Gravestone Returned to Chelsea After 35 Years

In a dark corner of the evidence room at the Milford (CT) Police Department, an unsettling and unsolved mystery sat for 35 years until last Friday.

The mystery was a gravestone – an old stone belonging to an 18-month-old baby girl that was found in 1977 by three young boys in some weeds on the side of I-95 in Connecticut. It was creepy and sad, and more than a little unsettling, police there said.

All they had to go on as a clue was an inscription on the 8″ x 12″ stone that read, “Bertha, daughter of Wm. & M.J. Phillips, died Dec. 29, 1876. Age 1 yr, 6 mos, 20 days.”

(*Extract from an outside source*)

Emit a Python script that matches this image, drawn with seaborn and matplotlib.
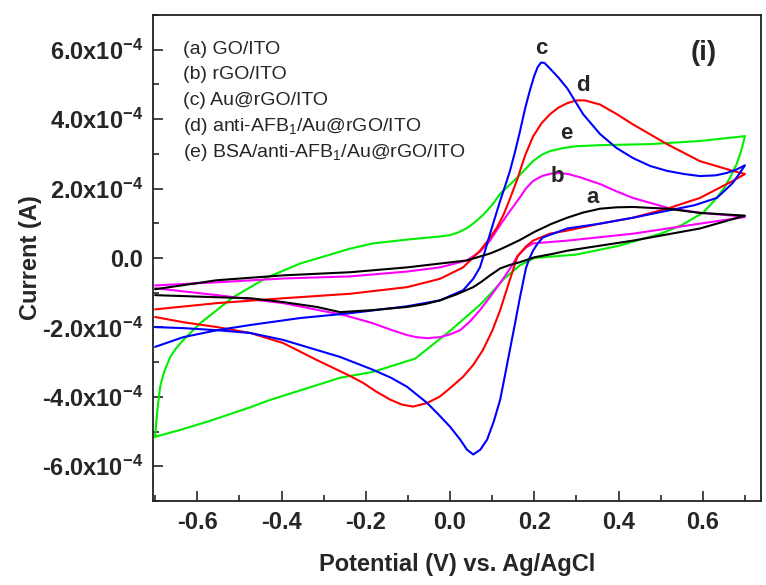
import numpy as np
import pandas as pd
import matplotlib
matplotlib.use("Agg")
import matplotlib.pyplot as plt
from matplotlib.ticker import MultipleLocator
import seaborn as sns

# ---------------- data (current in units of 1e-4 A) ----------------
# (a) GO/ITO  - black
a_fwd_V = [-0.70, -0.553, -0.396, -0.237, -0.102, -0.024, 0.040, 0.095, 0.119, 0.142, 0.166, 0.200, 0.240, 0.278, 0.316, 0.356, 0.395, 0.434, 0.515, 0.593, 0.70]
a_fwd_I = [-0.90, -0.64, -0.50, -0.41, -0.27, -0.16, -0.07, 0.13, 0.25, 0.38, 0.52, 0.75, 0.98, 1.16, 1.31, 1.42, 1.46, 1.47, 1.42, 1.30, 1.22]
a_rev_V = [0.70, 0.593, 0.434, 0.278, 0.240, 0.200, 0.166, 0.142, 0.119, 0.095, 0.075, 0.055, 0.015, -0.024, -0.060, -0.102, -0.183, -0.261, -0.316, -0.396, -0.474, -0.553, -0.70]
a_rev_I = [1.22, 0.85, 0.50, 0.21, 0.11, 0.02, -0.12, -0.20, -0.30, -0.50, -0.68, -0.84, -1.05, -1.22, -1.33, -1.41, -1.50, -1.56, -1.41, -1.27, -1.16, -1.13, -1.07]

# (b) rGO/ITO - magenta
b_fwd_V = [-0.70, -0.553, -0.396, -0.237, -0.102, -0.024, 0.040, 0.071, 0.095, 0.119, 0.142, 0.166, 0.180, 0.197, 0.218, 0.240, 0.260, 0.280, 0.310, 0.356, 0.395, 0.434, 0.515, 0.593, 0.671, 0.70]
b_fwd_I = [-0.79, -0.70, -0.59, -0.53, -0.39, -0.27, -0.07, 0.18, 0.50, 0.95, 1.35, 1.75, 2.00, 2.22, 2.36, 2.43, 2.45, 2.42, 2.32, 2.13, 1.92, 1.73, 1.45, 1.30, 1.22, 1.18]
b_rev_V = [0.70, 0.593, 0.434, 0.278, 0.197, 0.180, 0.160, 0.140, 0.120, 0.095, 0.071, 0.048, 0.024, 0.0, -0.024, -0.055, -0.080, -0.102, -0.140, -0.183, -0.250, -0.396, -0.553, -0.70]
b_rev_I = [1.18, 0.99, 0.70, 0.50, 0.42, 0.30, 0.05, -0.35, -0.70, -1.12, -1.50, -1.82, -2.08, -2.20, -2.28, -2.31, -2.28, -2.22, -2.07, -1.88, -1.65, -1.30, -1.07, -0.87]

# (c) Au@rGO/ITO - blue
c_fwd_V = [-0.70, -0.633, -0.553, -0.474, -0.356, -0.237, -0.102, -0.024, 0.031, 0.055, 0.071, 0.083, 0.095, 0.107, 0.119, 0.130, 0.142, 0.154, 0.166, 0.178, 0.190, 0.200, 0.208, 0.216, 0.224, 0.237, 0.257, 0.278, 0.316, 0.356, 0.395, 0.434, 0.475, 0.515, 0.555, 0.593, 0.630, 0.657, 0.680, 0.70]
c_fwd_I = [-2.56, -2.28, -2.08, -1.93, -1.73, -1.59, -1.39, -1.22, -0.93, -0.60, -0.27, 0.20, 0.70, 1.18, 1.65, 2.05, 2.50, 3.05, 3.65, 4.30, 4.85, 5.25, 5.50, 5.63, 5.62, 5.46, 5.20, 4.89, 4.14, 3.57, 3.17, 2.88, 2.65, 2.51, 2.42, 2.36, 2.38, 2.45, 2.55, 2.67]
c_rev_V = [0.70, 0.685, 0.670, 0.650, 0.633, 0.580, 0.515, 0.434, 0.356, 0.278, 0.220, 0.208, 0.197, 0.188, 0.180, 0.166, 0.154, 0.142, 0.130, 0.119, 0.104, 0.088, 0.072, 0.055, 0.040, 0.024, 0.0, -0.028, -0.055, -0.102, -0.140, -0.183, -0.261, -0.396, -0.474, -0.553, -0.633, -0.70]
c_rev_I = [2.67, 2.40, 2.15, 1.92, 1.73, 1.52, 1.36, 1.16, 0.99, 0.85, 0.59, 0.42, 0.21, -0.02, -0.30, -1.13, -1.90, -2.65, -3.40, -4.08, -4.70, -5.23, -5.52, -5.66, -5.52, -5.23, -4.86, -4.50, -4.17, -3.71, -3.45, -3.22, -2.85, -2.36, -2.16, -2.08, -2.02, -1.99]

# (d) anti-AFB1/Au@rGO/ITO - red
d_fwd_V = [-0.70, -0.553, -0.396, -0.237, -0.102, -0.024, 0.031, 0.071, 0.091, 0.111, 0.127, 0.142, 0.159, 0.178, 0.197, 0.217, 0.237, 0.257, 0.278, 0.300, 0.320, 0.356, 0.395, 0.434, 0.515, 0.593, 0.671, 0.70]
d_fwd_I = [-1.48, -1.30, -1.16, -1.03, -0.84, -0.60, -0.27, 0.21, 0.52, 0.87, 1.25, 1.70, 2.25, 2.95, 3.50, 3.88, 4.14, 4.33, 4.46, 4.54, 4.54, 4.42, 4.15, 3.85, 3.28, 2.79, 2.51, 2.42]
d_rev_V = [0.70, 0.671, 0.593, 0.515, 0.434, 0.356, 0.278, 0.237, 0.197, 0.180, 0.160, 0.140, 0.119, 0.100, 0.078, 0.055, 0.031, 0.0, -0.024, -0.055, -0.088, -0.115, -0.142, -0.175, -0.206, -0.237, -0.316, -0.396, -0.474, -0.553, -0.633, -0.70]
d_rev_I = [2.42, 2.22, 1.73, 1.42, 1.16, 0.99, 0.79, 0.70, 0.50, 0.33, 0.05, -0.70, -1.50, -2.10, -2.65, -3.08, -3.42, -3.75, -3.99, -4.18, -4.28, -4.22, -4.08, -3.85, -3.60, -3.40, -2.94, -2.45, -2.16, -1.99, -1.85, -1.70]

# (e) BSA/anti-AFB1/Au@rGO/ITO - green
e_fwd_V = [-0.70, -0.697, -0.693, -0.688, -0.682, -0.676, -0.664, -0.650, -0.633, -0.593, -0.515, -0.434, -0.356, -0.237, -0.183, -0.102, -0.060, -0.024, 0.0, 0.020, 0.040, 0.060, 0.080, 0.100, 0.119, 0.159, 0.197, 0.217, 0.237, 0.270, 0.300, 0.356, 0.474, 0.593, 0.70]
e_fwd_I = [-5.15, -4.70, -4.20, -3.71, -3.42, -3.20, -2.85, -2.60, -2.36, -1.88, -1.13, -0.56, -0.16, 0.27, 0.42, 0.53, 0.58, 0.62, 0.66, 0.74, 0.86, 1.04, 1.26, 1.53, 1.85, 2.31, 2.79, 2.97, 3.08, 3.17, 3.22, 3.25, 3.28, 3.37, 3.51]
e_rev_V = [0.70, 0.69, 0.68, 0.665, 0.65, 0.625, 0.60, 0.55, 0.50, 0.40, 0.30, 0.20, 0.166, 0.128, 0.10, 0.071, 0.033, 0.0, -0.083, -0.183, -0.261, -0.339, -0.43, -0.474, -0.572, -0.64, -0.70]
e_rev_I = [3.51, 3.05, 2.70, 2.33, 2.00, 1.62, 1.30, 0.95, 0.70, 0.35, 0.10, 0.0, -0.21, -0.60, -0.98, -1.35, -1.75, -2.10, -2.90, -3.28, -3.45, -3.75, -4.10, -4.30, -4.70, -4.95, -5.15]

curve_names = ["a", "b", "c", "d", "e"]
curve_colors = {"a": "#000000", "b": "#ff00ff", "c": "#0000ff", "d": "#ff0000", "e": "#00ee00"}
legend_lines = ["(a) GO/ITO", "(b) rGO/ITO", "(c) Au@rGO/ITO",
                "(d) anti-AFB$_1$/Au@rGO/ITO", "(e) BSA/anti-AFB$_1$/Au@rGO/ITO"]
x_ticks = [-0.6, -0.4, -0.2, 0.0, 0.2, 0.4, 0.6]
y_ticks = [-6e-4, -4e-4, -2e-4, 0.0, 2e-4, 4e-4, 6e-4]
y_ticklabels = [r"-6.0x10$^{\mathbf{-4}}$", r"-4.0x10$^{\mathbf{-4}}$", r"-2.0x10$^{\mathbf{-4}}$", "0.0",
                r"2.0x10$^{\mathbf{-4}}$", r"4.0x10$^{\mathbf{-4}}$", r"6.0x10$^{\mathbf{-4}}$"]
# curve letter labels (V, current in 1e-4 A)
letter_pos = {"c": (0.216, 6.03), "d": (0.316, 4.97), "e": (0.275, 3.60), "b": (0.254, 2.36), "a": (0.339, 1.73)}

# ---------------- build table ----------------
series = {
    "a": (a_fwd_V + a_rev_V, a_fwd_I + a_rev_I),
    "b": (b_fwd_V + b_rev_V, b_fwd_I + b_rev_I),
    "c": (c_fwd_V + c_rev_V, c_fwd_I + c_rev_I),
    "d": (d_fwd_V + d_rev_V, d_fwd_I + d_rev_I),
    "e": (e_fwd_V + e_rev_V, e_fwd_I + e_rev_I),
}
frames = []
for name in curve_names:
    V, I = series[name]
    frames.append(pd.DataFrame({"V": V, "I": np.array(I) * 1e-4, "curve": name}))
df = pd.concat(frames, ignore_index=True)

# ---------------- plot ----------------
sns.set_style("ticks")
plt.rcParams["font.family"] = ["Liberation Sans", "DejaVu Sans"]
plt.rcParams["mathtext.fontset"] = "custom"
plt.rcParams["mathtext.rm"] = "Liberation Sans"
plt.rcParams["mathtext.bf"] = "Liberation Sans:bold"
plt.rcParams["mathtext.it"] = "Liberation Sans:italic"
plt.rcParams["lines.solid_joinstyle"] = "round"

fig = plt.figure(figsize=(7.66, 5.85), dpi=100)
ax = fig.add_axes([153 / 766, 1 - 501 / 585, 608 / 766, 486 / 585])

draw_order = ["e", "b", "d", "c", "a"]
for name in draw_order:
    sub = df[df["curve"] == name]
    sns.lineplot(data=sub, x="V", y="I", sort=False, estimator=None,
                 color=curve_colors[name], linewidth=1.5, ax=ax, legend=False)

ax.set_xlim(-0.705, 0.738)
ax.set_ylim(-7e-4, 7e-4)
ax.set_xticks(x_ticks)
ax.set_xticklabels([f"{v:.1f}" for v in x_ticks])
ax.set_yticks(y_ticks)
ax.set_yticklabels(y_ticklabels)
ax.xaxis.set_minor_locator(MultipleLocator(0.1))
ax.yaxis.set_minor_locator(MultipleLocator(1e-4))
ax.tick_params(which="major", direction="in", length=7, width=1.2, labelsize=17, pad=7)
ax.tick_params(which="minor", direction="in", length=4, width=1.2)
ax.tick_params(top=False, right=False, which="both")
for lab in ax.get_xticklabels() + ax.get_yticklabels():
    lab.set_fontweight("bold")
for sp in ax.spines.values():
    sp.set_linewidth(1.3)
    sp.set_color("#222222")
    sp.set_visible(True)

ax.set_xlabel("Potential (V) vs. Ag/AgCl", fontsize=17, fontweight="bold", labelpad=14)
ax.set_ylabel("Current (A)", fontsize=17, fontweight="bold")
ax.yaxis.set_label_coords(-0.182, 0.5)

for i, txt in enumerate(legend_lines):
    ax.text(0.049, 0.930 - i * 0.053, txt, transform=ax.transAxes, fontsize=14,
            ha="left", va="center")
for name, (vx, vy) in letter_pos.items():
    ax.text(vx, vy * 1e-4, name, fontsize=16, fontweight="bold", ha="center", va="center")
ax.text(0.906, 0.922, "(i)", transform=ax.transAxes, fontsize=20, fontweight="bold",
        ha="center", va="center")

fig.savefig("out.png", dpi=100)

Try as they might in the 1970s – prior to ultra-fast Internet genealogy researching – police could find nothing missing from nearby cemeteries and there were no death records nearby for anyone bearing that name.

So, it was placed in the evidence room – where it got pushed further and further back into a corner over the years.

Two years ago, Evidence Clerk Lisa Muir noticed it and it troubled her that it was still there after so many years. This past January, one of the deputy chiefs found it and felt something needed to be done.

So, earlier this year, police in Milford took it upon themselves to give it another try, to make an effort to let little Bertha rest in peace.

“It’s been down there 35 years and was kind of hidden in some deep shelves,” said Marcia Krusewski, an administrative assistant at the Milford PD. “Earlier this year, our Deputy Chief Mooney went down there and looked at it and asked me to look into it because it was a baby’s stone from 1876. I looked at it and said, ‘Oh my God, it really is a baby’s stone.’ I couldn’t believe it had been in our evidence room all this time. It was awful and unsettling. It just didn’t belong there.”

A quick Internet search of Connecticut death records turned up nothing, Krusewski said. So, Muir referred the mystery to a family member who is an expert in genealogy.

“Lo and behold, she went on Ancestry.com and found the record of death and that the child had died in Chelsea, Massachusetts,” said Krusewski. “Though we knew where the baby died, we didn’t know where she had been buried and where the stone belonged. You could die in Chelsea, but certainly be buried somewhere else.”

Enter George Ostler, Chelsea’s premier local historian.

Krusewski contacted City Clerk Debbie Clayman and officials at the Chelsea Library. Through them, she got in touch with Ostler.

He took down the information at 9 a.m. one morning last February, and by 11 a.m. that same day, he had solved the 35 year old mystery.

“When they called me, I just looked up the records of the Garden Cemetery in Chelsea and found it pretty quickly,” said Ostler. “She was Bertha Phillips and was buried in the family plot in the cemetery there. She was just a little baby.”

Last Friday, police officials from Milford, along with Krusewski, travelled to Chelsea with the stone and met Ostler in the Garden Cemetery – an old, historic cemetery that is no longer used and is bounded by Shawmut, Central and Chester Avenues.

After a brief moment of silence that included a temporary re-placing of the old stone, Bertha Phillips was finally at peace and her stone was back where it belonged after so many years spent in an old, dark room more than a 100 miles away.

“It was a nice ending to a pretty sad story, considering how long its been gone,” said Krusewski. “Without Internet research, none of this would have happened. That’s something that couldn’t have been done until recently and why they couldn’t find the rightful place back in the 1970s. I’m glad she’s at peace now.”

One piece of the mystery still remains, though.

No one has any idea who stole it, or why they would have done such a thing – considering there was no value in the stone and it probably took some work to remove it.

“How the stone came from Chelsea to Connecticut, we don’t have any idea,” said Krusewski. “We think maybe some kids stole it and maybe their car broke down or they just threw it out along the road as the drove on the highway. It could have been in the weeds for a long time too.”

Added Ostler, “I still can’t see the reason of anyone taking that stone in the first place and then just going off to some far place and throwing it along the road. I don’t like to surmise, but maybe they were on their way to New York or going to college or something like that. You start to feel bad for the little girl – that someone just couldn’t leave it alone. She was just a baby. Everything should be back in place permanently very soon.”